✐あらすじ
何不自由なく、幸福に暮らしている由井。
しかし、ふとした瞬間にフラッシュバックしたのは、あのころの恋。
できたての喉仏が美しい桐原と過ごした時間は、由井にとって生きる実感そのものだった。
逃げ出せない家庭、理不尽な学校、非力な子どもの自分。
誰にも言えない絶望を乗り越えられたのは、あの日々があったから。
桐原、今、あなたはどうしてる?
✐はじまり
イカの胴体に手を突っ込んで軟骨を引っ張り出した。
粘着質な音が響いたわりに水分は流れてこない。
残っている内臓をこそげ出そうと、もう一度手を差し入れた。
あれ、と思う。
ざらりと手に吸い付いてくる感触。
軟骨は取り除いたはずなのに、そこにもう一つ硬い何かがある。
強くつかんで、一瞬ためらった。
不安の波が押し寄せる。
いったい何が出てくるのだろう。
一息に引いてみる。
ずるりと引き出したものには……
✐さいごに
本作は、由井の人生をたどる連作短編の形式で構成されています。
学生時代、母子家庭という環境の中、親戚や周囲の大人からの声に、耳をふさぐように、日々に絶望しながら暮らす由井。
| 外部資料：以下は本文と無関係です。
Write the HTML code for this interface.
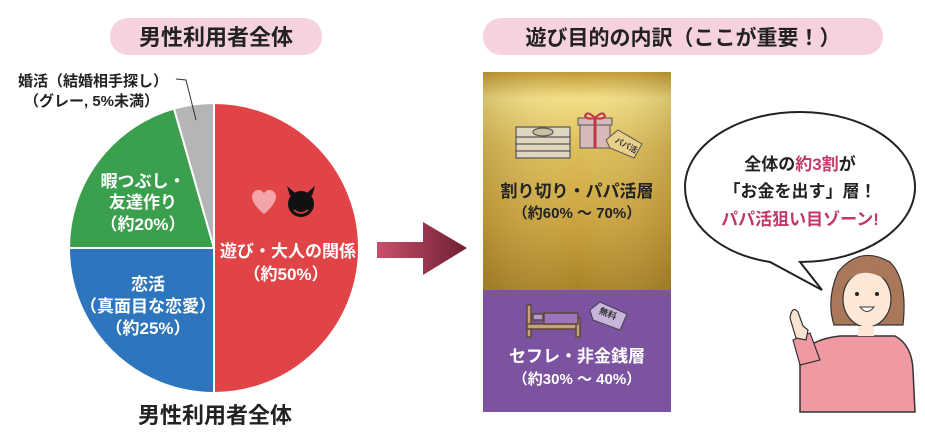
<!DOCTYPE html>
<html><head><meta charset="utf-8"><style>
body{margin:0;background:#fff;}
svg text{font-family:"Liberation Sans","Noto Sans CJK JP",sans-serif;font-weight:bold;}
</style></head><body>
<svg width="925" height="442" viewBox="0 0 925 442" xmlns="http://www.w3.org/2000/svg">
<defs>
<linearGradient id="gold" x1="0" y1="0" x2="0" y2="1">
<stop offset="0" stop-color="#c29a32"/><stop offset="0.12" stop-color="#f2de86"/><stop offset="0.35" stop-color="#ddbd58"/><stop offset="0.7" stop-color="#c9a23c"/><stop offset="1" stop-color="#a88327"/>
</linearGradient>
<linearGradient id="goldh" x1="0" y1="0" x2="1" y2="0">
<stop offset="0" stop-color="#6a4d10" stop-opacity="0.2"/><stop offset="0.5" stop-color="#fff" stop-opacity="0"/><stop offset="1" stop-color="#6a4d10" stop-opacity="0.2"/>
</linearGradient>
<linearGradient id="arr" x1="0" y1="0" x2="1" y2="0">
<stop offset="0" stop-color="#c8506a"/><stop offset="1" stop-color="#6e1f34"/>
</linearGradient>
</defs>
<rect x="110" y="18" width="212" height="37" rx="18" fill="#f6d3dc"/>
<text x="216" y="45" font-size="22" text-anchor="middle" fill="#222">男性利用者全体</text>
<rect x="483" y="18" width="400" height="37" rx="18" fill="#f6d3dc"/>
<text x="683" y="45" font-size="21" text-anchor="middle" fill="#222">遊び目的の内訳（ここが重要！）</text>
<path d="M214,248 L214,103 A145,145 0 0 1 214,393 Z" fill="#e04446" stroke="#fff" stroke-width="2"/>
<path d="M214,248 L214,393 A145,145 0 0 1 69,248 Z" fill="#2d75bd" stroke="#fff" stroke-width="2"/>
<path d="M214,248 L69,248 A145,145 0 0 1 174,108.6 Z" fill="#3aa04e" stroke="#fff" stroke-width="2"/>
<path d="M214,248 L174,108.6 A145,145 0 0 1 214,103 Z" fill="#b5b5b5" stroke="#fff" stroke-width="2"/>
<polyline points="196,120 186,80 176,79" fill="none" stroke="#333" stroke-width="1"/>
<text x="18" y="86" font-size="15" fill="#222">婚活（結婚相手探し）</text>
<text x="24" y="106" font-size="15" fill="#222">（グレー, 5%未満）</text>
<g fill="#fff" text-anchor="middle" font-size="17">
<text x="143" y="187">暇つぶし・</text>
<text x="143" y="208">友達作り</text>
<text x="143" y="230">（約20%）</text>
<text x="148" y="290">恋活</text>
<text x="148" y="312">（真面目な恋愛）</text>
<text x="148" y="334">（約25%）</text>
<text x="288" y="257">遊び・大人の関係</text>
<text x="286" y="280">（約50%）</text>
</g>
<path d="M264,214 C254,206 248,196 255,191 C260,188 264,192 264,194 C264,192 268,188 273,191 C280,196 274,206 264,214 Z" fill="#f4a3a8"/>
<circle cx="301" cy="204" r="13" fill="#111"/>
<path d="M290,196 L287,186 L295,193 Z M312,196 L315,186 L307,193 Z" fill="#111"/>
<path d="M294,210 Q301,216 308,210" stroke="#e04446" stroke-width="1.5" fill="none"/>
<text x="215" y="423" font-size="22" text-anchor="middle" fill="#222">男性利用者全体</text>
<path d="M377,242 L423,242 L423,222 L467,248 L423,275 L423,258 L377,258 Z" fill="url(#arr)"/>
<rect x="483" y="72" width="188" height="218" fill="url(#gold)"/>
<rect x="483" y="72" width="188" height="218" fill="url(#goldh)"/>
<rect x="483" y="290" width="188" height="122" fill="#7c53a0"/>
<g stroke="#555" stroke-width="1.2" fill="#e0d6bf">
<rect x="516" y="150" width="54" height="8"/><rect x="516" y="143" width="54" height="8"/><rect x="516" y="136" width="54" height="8"/><rect x="516" y="127" width="54" height="10"/>
<ellipse cx="543" cy="132" rx="10" ry="4" fill="#cbbf9f"/>
</g>
<rect x="580" y="124" width="30" height="24" fill="#d8b9b9" stroke="#555"/>
<rect x="578" y="118" width="34" height="7" fill="#d8b9b9" stroke="#555"/>
<line x1="595" y1="118" x2="595" y2="148" stroke="#c0354a" stroke-width="3"/>
<path d="M595,118 q-8,-8 -10,-2 q2,4 10,2 q8,-8 10,-2 q-2,4 -10,2" fill="none" stroke="#c0354a" stroke-width="2"/>
<path d="M606,140 L618,130 L642,144 L634,158 L610,148 Z" fill="#e9d08a" stroke="#555"/>
<text x="614" y="147" font-size="8" fill="#333" transform="rotate(28 624 145)">パパ活</text>
<text x="577" y="197" font-size="17" text-anchor="middle" fill="#222">割り切り・パパ活層</text>
<text x="577" y="218" font-size="15" text-anchor="middle" fill="#222">（約60% 〜 70%）</text>
<g stroke="#5a4a3a" stroke-width="1.5">
<rect x="527" y="305" width="4" height="32" fill="#c9a07a"/>
<rect x="527" y="324" width="52" height="5" fill="#c9a07a"/>
<rect x="576" y="318" width="4" height="19" fill="#c9a07a"/>
<rect x="533" y="314" width="10" height="6" fill="#b79acb"/>
<rect x="544" y="313" width="34" height="11" fill="#9b74bd"/>
</g>
<path d="M590,310 L600,302 L627,314 L620,330 L593,320 Z" fill="#c9b5dc" stroke="#444"/>
<text x="598" y="317" font-size="9" fill="#333" transform="rotate(22 608 316)">無料</text>
<text x="577" y="362" font-size="17" text-anchor="middle" fill="#fff">セフレ・非金銭層</text>
<text x="577" y="384" font-size="15" text-anchor="middle" fill="#fff">（約30% 〜 40%）</text>
<path d="M800,112 C864,112 915,146 915,187 C915,228 864,262 800,262 L822,290 L770,262 C720,254 685,224 685,187 C685,146 736,112 800,112 Z" fill="#fff" stroke="#222" stroke-width="2"/>
<text x="800" y="170" font-size="17" text-anchor="middle" fill="#222">全体の<tspan fill="#c2386a">約3割</tspan>が</text>
<text x="800" y="197" font-size="17" text-anchor="middle" fill="#222">「お金を出す」層！</text>
<text x="800" y="225" font-size="17" text-anchor="middle" fill="#c2386a">パパ活狙い目ゾーン!</text>
<path d="M800,412 L800,360 Q805,340 840,336 L895,336 Q912,345 913,370 L915,412 Z" fill="#ef9aa2" stroke="#333" stroke-width="1.5"/>
<path d="M800,365 L793,340 L810,333 L820,360 Z" fill="#ef9aa2" stroke="#333" stroke-width="1.2"/>
<path d="M796,338 L790,318 Q792,305 798,312 L803,326 L808,330 L806,340 Z" fill="#fbe3d2" stroke="#333" stroke-width="1.2"/>
<path d="M834,325 Q826,300 838,272 Q860,245 890,262 Q908,280 903,325 Z" fill="#a9775a" stroke="#333" stroke-width="1.2"/>
<ellipse cx="867" cy="299" rx="24" ry="28" fill="#fde7d6" stroke="#333" stroke-width="1.2"/>
<path d="M845,285 Q860,262 890,282 Q880,262 860,262 Q846,268 845,285 Z" fill="#a9775a"/>
<circle cx="857" cy="294" r="2" fill="#222"/><circle cx="877" cy="294" r="2" fill="#222"/>
<path d="M860,307 Q867,316 874,307 Z" fill="#fff" stroke="#333"/>
<rect x="858" y="326" width="16" height="10" fill="#fde7d6"/>
</svg>
</body></html>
しかし、転校してきた桐原との恋に向き合うことで、少しずつ生きる希望を手に入れます。
おススメポイントの一つは、桐原の飾らない性格に、殻に閉じこもっていた由井が、小さなからだでまっすぐぶつかっていくところでしょう。
絶望していた由井が、恋をすることで、少しずつ希望を手に入れていく様子は、とても切なかったです。
もう一つ、大人になって多くを手放してきた由井が、忘れられない桐原との恋を、どう受け入れるかでしょう。
忘れられない恋を”諦める”のか、”受け入れる”のか、自身の想いを重ね、一読してみてはいかがでしょうか。